Abstract Large magnetic optical rotary dispersion (Faraday rotation) has been demonstrated recently in methylammonium lead bromide. Here, we investigate the prospect of extending the active spectral range by altering the halogen. We also investigate the origins of large Faraday rotation in these diamagnetic materials using magnetic circular dichroism (MCD) spectroscopy and the Kramers–Kronig relations. We find that, while MAPbCl 3 (MA = methylammonium) single crystals exhibit a large Verdet constant in the blue, no appreciable Faraday rotation is observed in the red/near infra‐red for MAPbI 3 single crystals. However, in all film samples, we find clear evidence of large MCD resulting from the Zeeman splitting of the highly resonant 1s exciton state.
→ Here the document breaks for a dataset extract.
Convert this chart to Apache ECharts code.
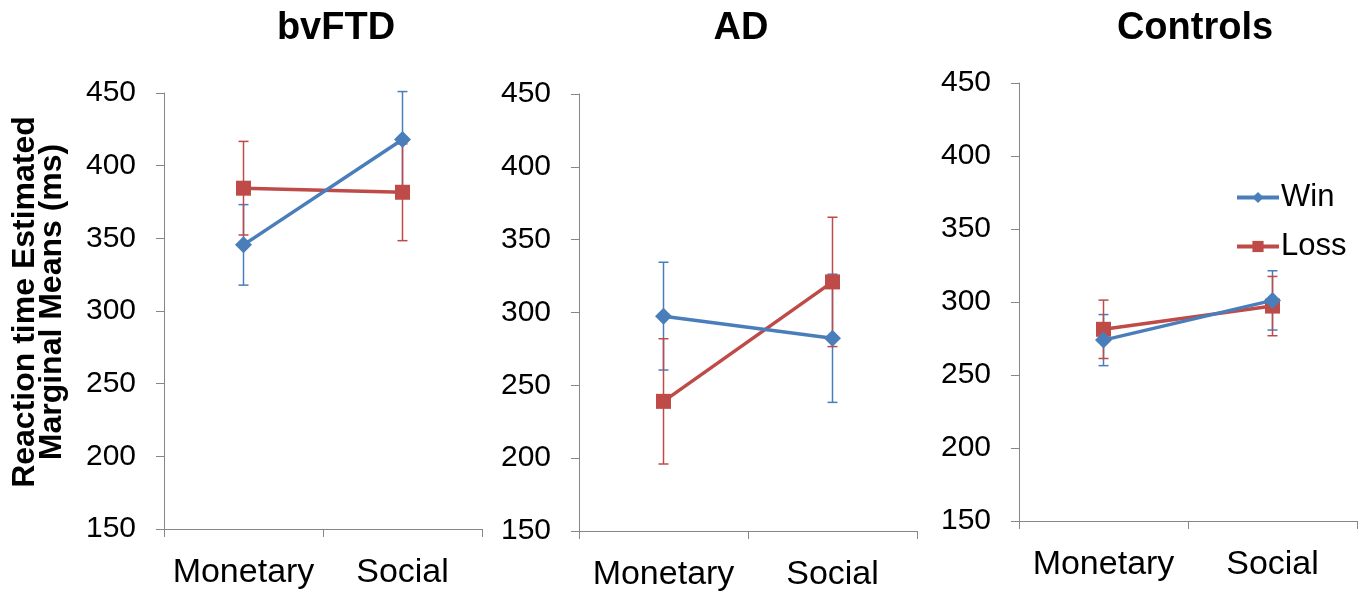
<!DOCTYPE html>
<html>
<head>
<meta charset="utf-8">
<script src="https://cdn.jsdelivr.net/npm/echarts@6/dist/echarts.min.js"></script>
<style>
html,body{margin:0;padding:0;background:#fff;}
#chart{width:1366px;height:599px;}
</style>
</head>
<body>
<div id="chart"></div>
<script>
// ---- data ----
var categories = ['Monetary', 'Social'];
var panelTitles = ['bvFTD', 'AD', 'Controls'];
var yTicks = [150, 200, 250, 300, 350, 400, 450];

var bvftdWin = [345.5, 418];
var bvftdWinErr = [27.7, 33];
var bvftdLoss = [384.5, 381.7];
var bvftdLossErr = [32.2, 33.3];

var adWin = [297.5, 282.3];
var adWinErr = [37, 44];
var adLoss = [239, 321];
var adLossErr = [43, 44.4];

var ctrlWin = [273.9, 301.1];
var ctrlWinErr = [17.5, 20.3];
var ctrlLoss = [281.3, 297.2];
var ctrlLossErr = [20, 20.3];

var yTitleLines = ['Reaction time Estimated', 'Marginal Means (ms)'];

// ---- styles ----
var FONT = 'Liberation Sans, Arial, sans-serif';
var BLUE = '#4a7ebb';
var RED = '#be4b48';
var AXIS = '#868686';

var panels = [
  {win: bvftdWin, winErr: bvftdWinErr, loss: bvftdLoss, lossErr: bvftdLossErr,
   grid: {left: 164, top: 93, width: 318, height: 436}, titleX: 336},
  {win: adWin, winErr: adWinErr, loss: adLoss, lossErr: adLossErr,
   grid: {left: 579, top: 94, width: 338, height: 437}, titleX: 741},
  {win: ctrlWin, winErr: ctrlWinErr, loss: ctrlLoss, lossErr: ctrlLossErr,
   grid: {left: 1019, top: 83, width: 338, height: 438}, titleX: 1195}
];

function errData(vals, errs) {
  return vals.map(function (v, i) { return [i, v - errs[i], v + errs[i]]; });
}

function errRender(color) {
  return function (params, api) {
    var lo = api.coord([api.value(0), api.value(1)]);
    var hi = api.coord([api.value(0), api.value(2)]);
    var hw = 5;
    var st = {stroke: color, lineWidth: 1.5};
    return {
      type: 'group',
      children: [
        {type: 'line', shape: {x1: lo[0], y1: lo[1], x2: hi[0], y2: hi[1]}, style: st},
        {type: 'line', shape: {x1: lo[0] - hw, y1: lo[1], x2: lo[0] + hw, y2: lo[1]}, style: st},
        {type: 'line', shape: {x1: hi[0] - hw, y1: hi[1], x2: hi[0] + hw, y2: hi[1]}, style: st}
      ]
    };
  };
}

var grids = [], xAxes = [], yAxes = [], series = [], graphics = [];

panels.forEach(function (p, k) {
  grids.push(p.grid);
  xAxes.push({
    type: 'category', gridIndex: k, data: categories, boundaryGap: true,
    axisLine: {lineStyle: {color: AXIS, width: 1}},
    axisTick: {show: true, interval: 0, length: 8, lineStyle: {color: AXIS}},
    axisLabel: {interval: 0, fontSize: 34, color: '#000', fontFamily: FONT, margin: 27}
  });
  yAxes.push({
    type: 'value', gridIndex: k, min: yTicks[0], max: yTicks[yTicks.length - 1], interval: 50,
    splitLine: {show: false},
    axisLine: {show: true, lineStyle: {color: AXIS, width: 1}},
    axisTick: {show: true, length: 8, lineStyle: {color: AXIS}},
    axisLabel: {fontSize: 30, color: '#000', fontFamily: FONT, margin: 28}
  });
  series.push({
    type: 'custom', xAxisIndex: k, yAxisIndex: k, z: 1, silent: true,
    renderItem: errRender(BLUE), data: errData(p.win, p.winErr)
  });
  series.push({
    type: 'custom', xAxisIndex: k, yAxisIndex: k, z: 1, silent: true,
    renderItem: errRender(RED), data: errData(p.loss, p.lossErr)
  });
  series.push({
    name: 'Win', type: 'line', xAxisIndex: k, yAxisIndex: k, z: 3,
    data: p.win, symbol: 'diamond', symbolSize: 17,
    lineStyle: {color: BLUE, width: 3.5}, itemStyle: {color: BLUE}
  });
  series.push({
    name: 'Loss', type: 'line', xAxisIndex: k, yAxisIndex: k, z: 2,
    data: p.loss, symbol: 'rect', symbolSize: 15,
    lineStyle: {color: RED, width: 3.5}, itemStyle: {color: RED}
  });
  graphics.push({
    type: 'text', x: p.titleX, y: 29,
    style: {text: panelTitles[k], fontSize: 38, fontWeight: 'bold', fontFamily: FONT,
            fill: '#000', align: 'center', verticalAlign: 'middle',
            textAlign: 'center', textVerticalAlign: 'middle'}
  });
});

graphics.push({
  type: 'text', x: 39, y: 302, rotation: Math.PI / 2,
  style: {text: yTitleLines.join('\n'), fontSize: 32, fontWeight: 'bold', fontFamily: FONT,
          lineHeight: 27, fill: '#000', align: 'center', verticalAlign: 'middle',
          textAlign: 'center', textVerticalAlign: 'middle'}
});

var chart = echarts.init(document.getElementById('chart'), null, {renderer: 'canvas'});
chart.setOption({
  animation: false,
  backgroundColor: '#fff',
  grid: grids,
  xAxis: xAxes,
  yAxis: yAxes,
  legend: {
    data: ['Win', 'Loss'], orient: 'vertical', left: 1230, top: 177,
    itemWidth: 42, itemHeight: 14, itemGap: 18,
    lineStyle: {width: 4},
    textStyle: {fontSize: 31, color: '#000', fontFamily: FONT, padding: [0, 0, 0, -3]}
  },
  graphic: graphics,
  series: series
});
</script>
</body>
</html>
Our Kramers–Kronig calculations of Faraday rotation based on MCD data matches well with the dispersion of our experimental data for MAPbCl 3 and MAPbBr 3 , with some deviation in magnitude—demonstrating the excitonic nature of Faraday rotation in these materials. However, our calculations predict significant Faraday rotation in MAPbI 3 , contrary to our experimental results, indicating a potential discrepancy between the properties of the thin film and single crystal.